Minority PM inevitable, but Tharman rules himself out

PM Lee enjoys S'pore's trust and confidence, he says, and younger candidates are in the wings

Published Fri, Jul 3, 2015 · 09:50 PM

Singapore

IT is only a matter of time before Singapore has its first minority-race prime minister, said Deputy Prime Minister Tharman Shanmugaratnam on Friday - but it won't be him because he isn't interested in the job.

He said: "Let me put it this way. We all have our preferences, and I was always, in sports, playing centre-half rather than centre-forward. I enjoy playing half-back and making the long passes, but I am not the striker. Unless I'm forced to be, and I don't think I'll be forced to it, because I think we've got choices.

"We won't always get it the way we expect it to be, but we think very hard about succession in Singapore."

Mr Tharman, who is also Finance Minister, was speaking at at the two-day SG50+ conference jointly organised by the Institute of Policy Studies and the Lee Kuan Yew School of Public Policy, and themed "Singapore at 50: What lies ahead?".

His preferences aside, Mr Tharman said he doesn't need to become prime minister because there is a great deal of trust and confidence in Prime Minister Lee Hsien Loong, who is fortunately very healthy, and also because younger candidates are already waiting in the wings; those already in the fray and those entering it will provide Singapore's future leadership, he said.

"It seems to me inevitable that at some point, a minority prime minister - Indian, Malay, Eurasian, or some mixture - is going to be a feature of the political landscape, because we've got a meritocracy; it's an open system. It's just a matter of time."

He had been asked, during a dialogue with American journalist and author Fareed Zakaria, which was a part of the conference, whether Singapore could have an Indian prime minister.

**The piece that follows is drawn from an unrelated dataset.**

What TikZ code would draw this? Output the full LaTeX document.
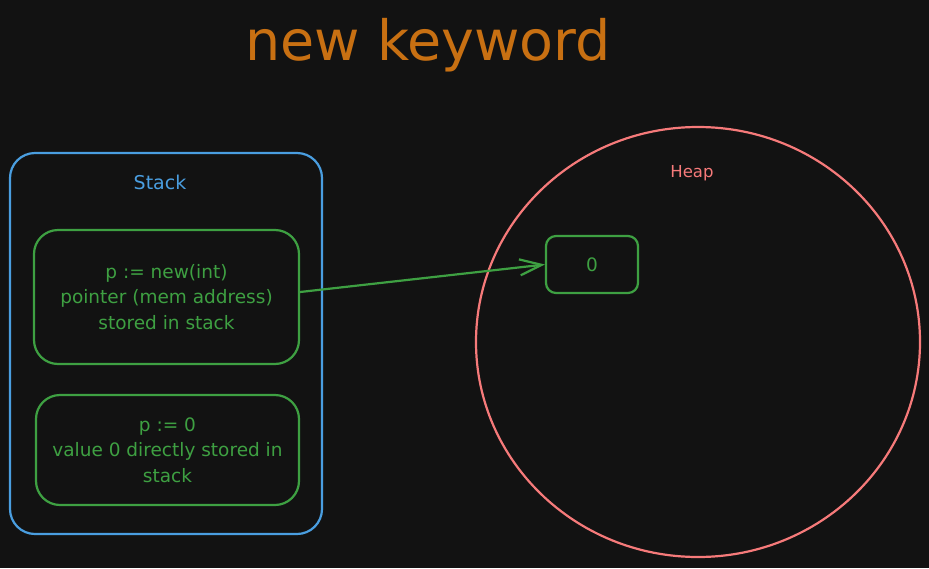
\documentclass[tikz,border=0pt]{standalone}
\usepackage{fontspec}
\setmainfont{DejaVu Sans}
\usetikzlibrary{shapes.geometric,arrows.meta}
\definecolor{bg}{RGB}{18,18,18}
\definecolor{titleor}{RGB}{200,112,18}
\definecolor{stackbl}{RGB}{74,158,224}
\definecolor{boxgr}{RGB}{62,160,66}
\definecolor{heapred}{RGB}{246,122,122}
\begin{document}
\begin{tikzpicture}[x=1pt,y=-1pt,
  container/.style={draw=stackbl,line width=2.2pt,rounded corners=25pt,minimum width=312pt,minimum height=381pt,inner sep=0pt},
  membox/.style={draw=boxgr,line width=2.2pt,rounded corners=24pt,inner sep=0pt,text=boxgr,align=center,
     font=\fontsize{18.5}{25.5}\selectfont},
  heapshape/.style={draw=heapred,line width=2.2pt,ellipse,minimum width=444pt,minimum height=430pt,inner sep=0pt},
  lbl/.style={inner sep=0pt},
  ptr/.style={draw=boxgr,line width=2.2pt,-{Straight Barb[length=22pt,width=16pt,line width=2.2pt]}}
]
\path[fill=bg] (0,0) rectangle (929,568);
\useasboundingbox (0,0) rectangle (929,568);
\node[font=\fontsize{55.5}{60}\selectfont,text=titleor,inner sep=0pt] (title) at (428,45) {new keyword};
\node[container] (stack) at (166,343.5) {};
\node[lbl,text=stackbl,font=\fontsize{19}{22}\selectfont] (stacklbl) at (160,182) {Stack};
\node[membox,minimum width=265pt,minimum height=134pt] (box1) at (166.5,297) {p := new(int)\\pointer (mem address)\\stored in stack};
\node[membox,minimum width=263pt,minimum height=110pt] (box2) at (167.5,450) {p := 0\\value 0 directly stored in\\stack};
\node[heapshape] (heap) at (698,342) {};
\node[lbl,text=heapred,font=\fontsize{16.5}{20}\selectfont] (heaplbl) at (692,173) {Heap};
\node[membox,rounded corners=10pt,minimum width=92pt,minimum height=57pt] (box0) at (592,264.5) {0};
\draw[ptr] ([yshift=5pt]box1.east) -- (box0.west);
\end{tikzpicture}
\end{document}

As for the set-up of Singapore's political landscape, Mr Tharman rejected the idea that Singapore is a one-party state - one where the People's Action Party (PAP) faces no serious competition.

In response to Dr Zakaria, who asked: "You have 80 out of 87 (elected) seats (in Parliament), how is that serious competition?", Mr Tharman replied: "That's an outcome, that's not a design," to appreciative applause from the 640-strong audience.

The minister was making the broader point that one inherent advantage in having a dominant player in politics is that longer-term investments and policies can be planned for and implemented.

A one-party state, however, would be a disadvantage, he said: "It lacks the competition, it lacks the contest - and we don't have a one-party state. We've got to be subjected to serious competition, as we are."

Saying he and his fellow Singapore politicians spend a lot of time interacting with people, he added: "It's not what you see in typical one-party states. It's not even what you see in multiparty states where you have a dominant party that fixes the system."

Still, he stressed that a political structure in which one player is dominant will work only under two conditions: The leading party must be subject to competition, and it must be held accountable to the people - at every election and during its term of government.